— Begin —
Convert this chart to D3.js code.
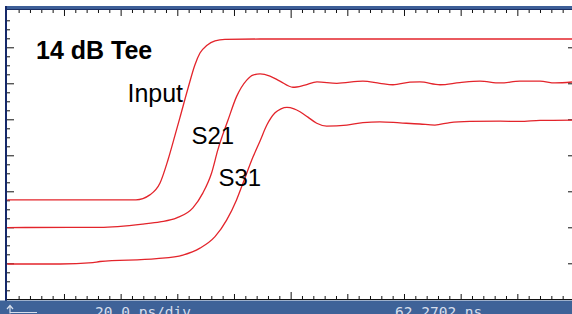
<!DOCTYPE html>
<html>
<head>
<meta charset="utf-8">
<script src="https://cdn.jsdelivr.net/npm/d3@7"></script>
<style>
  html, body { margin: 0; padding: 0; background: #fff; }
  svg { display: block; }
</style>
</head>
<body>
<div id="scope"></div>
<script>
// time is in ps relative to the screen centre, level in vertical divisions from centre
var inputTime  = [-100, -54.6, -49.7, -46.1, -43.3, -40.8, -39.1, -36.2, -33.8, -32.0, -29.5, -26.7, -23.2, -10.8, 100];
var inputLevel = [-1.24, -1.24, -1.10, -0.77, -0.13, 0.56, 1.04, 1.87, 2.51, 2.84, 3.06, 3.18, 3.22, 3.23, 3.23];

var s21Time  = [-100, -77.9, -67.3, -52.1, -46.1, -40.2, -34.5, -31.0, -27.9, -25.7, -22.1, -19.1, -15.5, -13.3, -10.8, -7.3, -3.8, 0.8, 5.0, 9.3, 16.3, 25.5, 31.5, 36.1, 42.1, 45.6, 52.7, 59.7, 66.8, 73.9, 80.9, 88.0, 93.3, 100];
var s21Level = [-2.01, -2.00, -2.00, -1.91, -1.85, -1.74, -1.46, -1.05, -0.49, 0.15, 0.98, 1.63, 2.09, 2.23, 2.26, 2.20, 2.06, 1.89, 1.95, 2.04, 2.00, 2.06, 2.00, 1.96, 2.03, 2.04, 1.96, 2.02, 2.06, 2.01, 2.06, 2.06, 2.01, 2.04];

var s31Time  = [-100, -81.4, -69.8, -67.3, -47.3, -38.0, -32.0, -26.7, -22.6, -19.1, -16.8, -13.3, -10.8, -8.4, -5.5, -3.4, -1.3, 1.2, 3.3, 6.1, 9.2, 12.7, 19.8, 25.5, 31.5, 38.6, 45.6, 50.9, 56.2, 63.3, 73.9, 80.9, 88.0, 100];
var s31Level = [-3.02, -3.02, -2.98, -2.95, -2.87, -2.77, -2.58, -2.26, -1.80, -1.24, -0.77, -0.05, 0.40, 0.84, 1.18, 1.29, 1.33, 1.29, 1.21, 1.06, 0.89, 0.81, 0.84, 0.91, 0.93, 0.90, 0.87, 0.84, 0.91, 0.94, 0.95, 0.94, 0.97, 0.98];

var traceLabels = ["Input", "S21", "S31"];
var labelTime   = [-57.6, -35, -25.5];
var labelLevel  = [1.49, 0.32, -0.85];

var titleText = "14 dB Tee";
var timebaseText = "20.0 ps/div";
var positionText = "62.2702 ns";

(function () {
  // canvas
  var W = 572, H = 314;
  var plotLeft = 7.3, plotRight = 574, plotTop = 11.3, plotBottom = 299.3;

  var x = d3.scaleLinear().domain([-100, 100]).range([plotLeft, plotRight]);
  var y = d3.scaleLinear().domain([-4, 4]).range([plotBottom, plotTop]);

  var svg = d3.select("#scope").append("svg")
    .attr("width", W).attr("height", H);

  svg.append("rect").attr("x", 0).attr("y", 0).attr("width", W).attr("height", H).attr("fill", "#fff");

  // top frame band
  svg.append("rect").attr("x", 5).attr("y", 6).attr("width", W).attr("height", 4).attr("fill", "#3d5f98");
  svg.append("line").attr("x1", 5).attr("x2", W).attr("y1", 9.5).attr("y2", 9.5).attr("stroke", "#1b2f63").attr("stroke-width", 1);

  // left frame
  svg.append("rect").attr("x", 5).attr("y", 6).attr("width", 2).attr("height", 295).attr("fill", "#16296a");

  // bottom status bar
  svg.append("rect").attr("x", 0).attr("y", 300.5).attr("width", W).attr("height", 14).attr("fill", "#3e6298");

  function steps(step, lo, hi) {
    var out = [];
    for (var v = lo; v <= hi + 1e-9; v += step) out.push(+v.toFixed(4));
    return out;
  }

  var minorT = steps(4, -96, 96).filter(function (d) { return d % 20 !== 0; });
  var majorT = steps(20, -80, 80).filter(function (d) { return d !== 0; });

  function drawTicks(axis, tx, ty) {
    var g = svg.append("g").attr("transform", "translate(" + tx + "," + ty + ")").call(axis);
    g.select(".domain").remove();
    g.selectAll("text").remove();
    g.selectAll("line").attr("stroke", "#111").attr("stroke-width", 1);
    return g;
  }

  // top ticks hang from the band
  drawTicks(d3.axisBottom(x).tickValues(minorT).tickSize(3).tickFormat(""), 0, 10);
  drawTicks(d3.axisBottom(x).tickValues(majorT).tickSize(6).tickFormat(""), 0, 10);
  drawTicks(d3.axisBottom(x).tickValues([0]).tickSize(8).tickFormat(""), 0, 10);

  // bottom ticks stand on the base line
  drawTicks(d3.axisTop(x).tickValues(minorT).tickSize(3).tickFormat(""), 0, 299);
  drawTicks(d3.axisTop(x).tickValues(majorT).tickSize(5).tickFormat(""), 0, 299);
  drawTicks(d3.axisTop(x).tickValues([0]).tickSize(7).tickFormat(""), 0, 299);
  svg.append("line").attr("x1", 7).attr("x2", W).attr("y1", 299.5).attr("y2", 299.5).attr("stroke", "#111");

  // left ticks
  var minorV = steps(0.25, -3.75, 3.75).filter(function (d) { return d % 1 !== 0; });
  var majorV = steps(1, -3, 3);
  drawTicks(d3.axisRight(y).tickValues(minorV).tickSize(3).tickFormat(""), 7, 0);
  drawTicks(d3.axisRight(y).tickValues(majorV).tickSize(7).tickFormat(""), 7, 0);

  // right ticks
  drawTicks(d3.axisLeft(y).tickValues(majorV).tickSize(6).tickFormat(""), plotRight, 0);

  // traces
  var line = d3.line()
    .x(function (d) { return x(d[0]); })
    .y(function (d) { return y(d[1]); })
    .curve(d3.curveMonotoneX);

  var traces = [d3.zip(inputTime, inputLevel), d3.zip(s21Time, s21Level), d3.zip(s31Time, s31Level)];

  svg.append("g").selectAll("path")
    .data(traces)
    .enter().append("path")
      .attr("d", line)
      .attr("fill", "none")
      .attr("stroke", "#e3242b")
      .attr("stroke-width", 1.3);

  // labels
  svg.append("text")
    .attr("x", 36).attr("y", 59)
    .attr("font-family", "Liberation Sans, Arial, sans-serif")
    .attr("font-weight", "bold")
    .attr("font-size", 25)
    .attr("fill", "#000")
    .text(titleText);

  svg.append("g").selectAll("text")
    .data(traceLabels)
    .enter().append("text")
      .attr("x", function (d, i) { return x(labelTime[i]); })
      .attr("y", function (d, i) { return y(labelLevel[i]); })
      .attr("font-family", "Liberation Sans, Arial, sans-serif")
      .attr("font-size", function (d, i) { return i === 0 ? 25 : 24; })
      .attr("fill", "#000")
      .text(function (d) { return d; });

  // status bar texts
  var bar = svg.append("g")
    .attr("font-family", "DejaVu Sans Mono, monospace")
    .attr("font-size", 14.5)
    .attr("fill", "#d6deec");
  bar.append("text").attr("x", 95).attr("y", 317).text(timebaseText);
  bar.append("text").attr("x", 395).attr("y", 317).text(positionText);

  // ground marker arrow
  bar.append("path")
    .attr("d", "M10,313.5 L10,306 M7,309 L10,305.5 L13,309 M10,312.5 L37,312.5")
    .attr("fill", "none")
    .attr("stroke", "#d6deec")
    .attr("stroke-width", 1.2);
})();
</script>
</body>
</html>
— End —
— Begin —
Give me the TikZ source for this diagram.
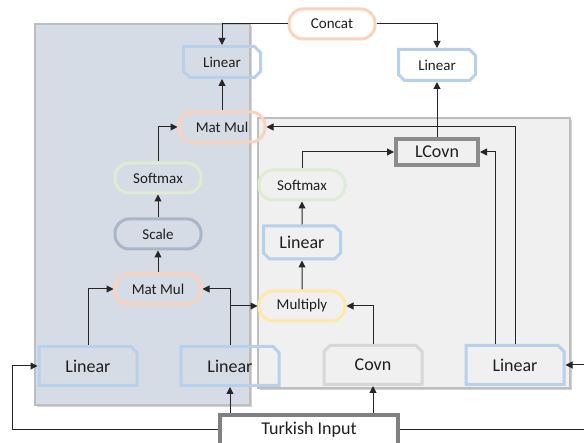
— End —
— Begin —
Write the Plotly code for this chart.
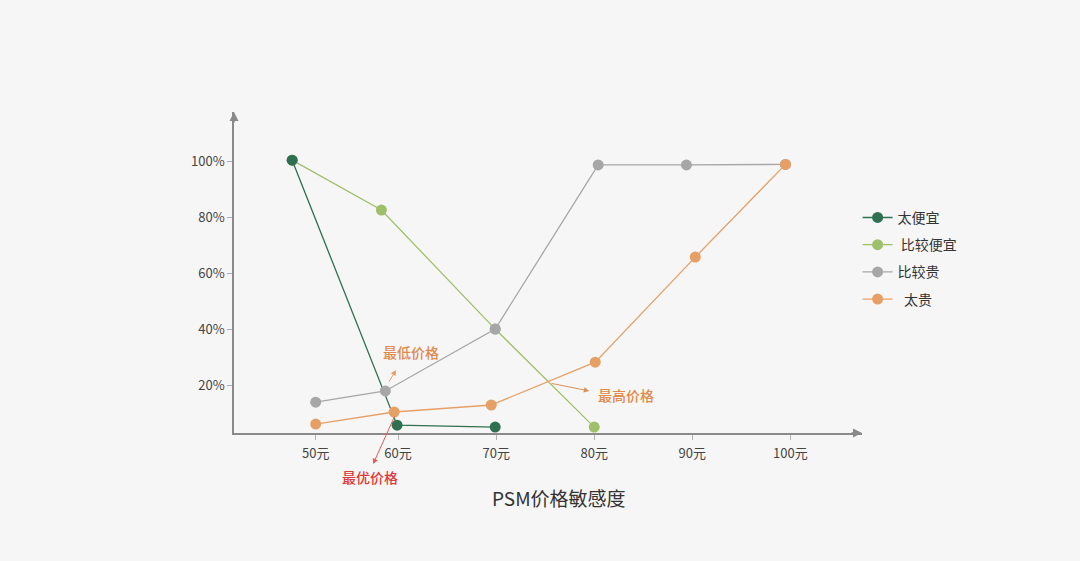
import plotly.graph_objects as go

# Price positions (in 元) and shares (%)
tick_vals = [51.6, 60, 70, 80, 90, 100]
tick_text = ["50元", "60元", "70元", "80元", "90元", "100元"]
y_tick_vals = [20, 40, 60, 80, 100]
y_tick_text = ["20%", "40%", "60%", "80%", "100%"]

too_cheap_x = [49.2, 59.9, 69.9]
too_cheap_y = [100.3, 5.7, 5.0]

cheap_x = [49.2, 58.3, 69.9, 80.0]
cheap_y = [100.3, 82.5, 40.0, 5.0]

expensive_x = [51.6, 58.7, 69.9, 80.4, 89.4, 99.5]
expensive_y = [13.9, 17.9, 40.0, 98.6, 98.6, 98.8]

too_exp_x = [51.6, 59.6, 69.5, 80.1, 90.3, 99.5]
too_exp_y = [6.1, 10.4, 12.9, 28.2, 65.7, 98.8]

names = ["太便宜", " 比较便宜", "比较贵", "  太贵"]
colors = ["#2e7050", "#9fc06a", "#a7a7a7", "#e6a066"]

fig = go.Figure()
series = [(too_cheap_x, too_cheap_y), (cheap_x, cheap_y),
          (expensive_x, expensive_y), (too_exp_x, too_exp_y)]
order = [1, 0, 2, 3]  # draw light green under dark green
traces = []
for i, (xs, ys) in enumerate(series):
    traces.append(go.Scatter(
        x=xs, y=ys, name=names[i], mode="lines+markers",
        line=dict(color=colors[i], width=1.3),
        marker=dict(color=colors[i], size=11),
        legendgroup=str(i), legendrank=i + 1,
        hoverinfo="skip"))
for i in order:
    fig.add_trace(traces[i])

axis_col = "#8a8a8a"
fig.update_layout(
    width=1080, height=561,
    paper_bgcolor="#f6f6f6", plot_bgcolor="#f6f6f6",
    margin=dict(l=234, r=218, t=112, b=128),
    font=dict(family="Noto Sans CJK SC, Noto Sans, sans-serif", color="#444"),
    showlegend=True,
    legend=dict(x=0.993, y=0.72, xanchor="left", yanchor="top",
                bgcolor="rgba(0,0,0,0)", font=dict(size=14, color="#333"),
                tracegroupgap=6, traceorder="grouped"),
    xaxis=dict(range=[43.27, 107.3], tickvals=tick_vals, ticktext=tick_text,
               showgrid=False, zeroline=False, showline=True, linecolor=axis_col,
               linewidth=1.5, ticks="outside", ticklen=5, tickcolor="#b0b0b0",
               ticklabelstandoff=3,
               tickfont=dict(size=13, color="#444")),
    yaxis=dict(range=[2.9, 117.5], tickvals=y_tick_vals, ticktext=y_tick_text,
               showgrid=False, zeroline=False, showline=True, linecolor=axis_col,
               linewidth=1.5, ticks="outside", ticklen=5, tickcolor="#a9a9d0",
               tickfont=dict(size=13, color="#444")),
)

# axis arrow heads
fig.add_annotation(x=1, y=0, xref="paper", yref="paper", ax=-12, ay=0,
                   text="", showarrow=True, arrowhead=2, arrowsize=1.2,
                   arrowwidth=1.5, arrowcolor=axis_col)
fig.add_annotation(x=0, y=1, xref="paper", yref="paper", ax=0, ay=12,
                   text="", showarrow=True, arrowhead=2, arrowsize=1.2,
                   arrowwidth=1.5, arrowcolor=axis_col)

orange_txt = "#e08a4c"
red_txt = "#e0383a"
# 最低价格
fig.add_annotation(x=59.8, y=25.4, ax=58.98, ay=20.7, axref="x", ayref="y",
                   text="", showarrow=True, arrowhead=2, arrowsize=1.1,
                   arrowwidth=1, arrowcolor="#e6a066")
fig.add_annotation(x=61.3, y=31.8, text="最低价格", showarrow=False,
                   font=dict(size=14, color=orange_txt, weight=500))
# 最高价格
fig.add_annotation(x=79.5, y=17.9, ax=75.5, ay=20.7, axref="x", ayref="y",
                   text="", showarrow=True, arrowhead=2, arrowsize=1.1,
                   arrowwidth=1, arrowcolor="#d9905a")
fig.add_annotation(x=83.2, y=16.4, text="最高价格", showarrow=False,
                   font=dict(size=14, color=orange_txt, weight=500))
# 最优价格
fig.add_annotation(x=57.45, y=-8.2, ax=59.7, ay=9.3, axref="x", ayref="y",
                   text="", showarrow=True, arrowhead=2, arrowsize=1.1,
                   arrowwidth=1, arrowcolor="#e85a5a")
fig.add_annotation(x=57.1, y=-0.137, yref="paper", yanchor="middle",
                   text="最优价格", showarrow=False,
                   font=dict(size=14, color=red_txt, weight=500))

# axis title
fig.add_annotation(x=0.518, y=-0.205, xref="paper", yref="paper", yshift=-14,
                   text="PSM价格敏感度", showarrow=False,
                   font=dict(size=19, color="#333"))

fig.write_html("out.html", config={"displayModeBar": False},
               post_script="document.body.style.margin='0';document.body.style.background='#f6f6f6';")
— End —
Above are records; repeat only the lines from the line with "Convert this chart to D3.js code." through the line with "3.22, 3.23, 3.23];", and leave pictures out.

> PROBLEM SOLUTION
Convert this chart to D3.js code.
<!DOCTYPE html>
<html>
<head>
<meta charset="utf-8">
<script src="https://cdn.jsdelivr.net/npm/d3@7"></script>
<style>
  html, body { margin: 0; padding: 0; background: #fff; }
  svg { display: block; }
</style>
</head>
<body>
<div id="scope"></div>
<script>
// time is in ps relative to the screen centre, level in vertical divisions from centre
var inputTime  = [-100, -54.6, -49.7, -46.1, -43.3, -40.8, -39.1, -36.2, -33.8, -32.0, -29.5, -26.7, -23.2, -10.8, 100];
var inputLevel = [-1.24, -1.24, -1.10, -0.77, -0.13, 0.56, 1.04, 1.87, 2.51, 2.84, 3.06, 3.18, 3.22, 3.23, 3.23];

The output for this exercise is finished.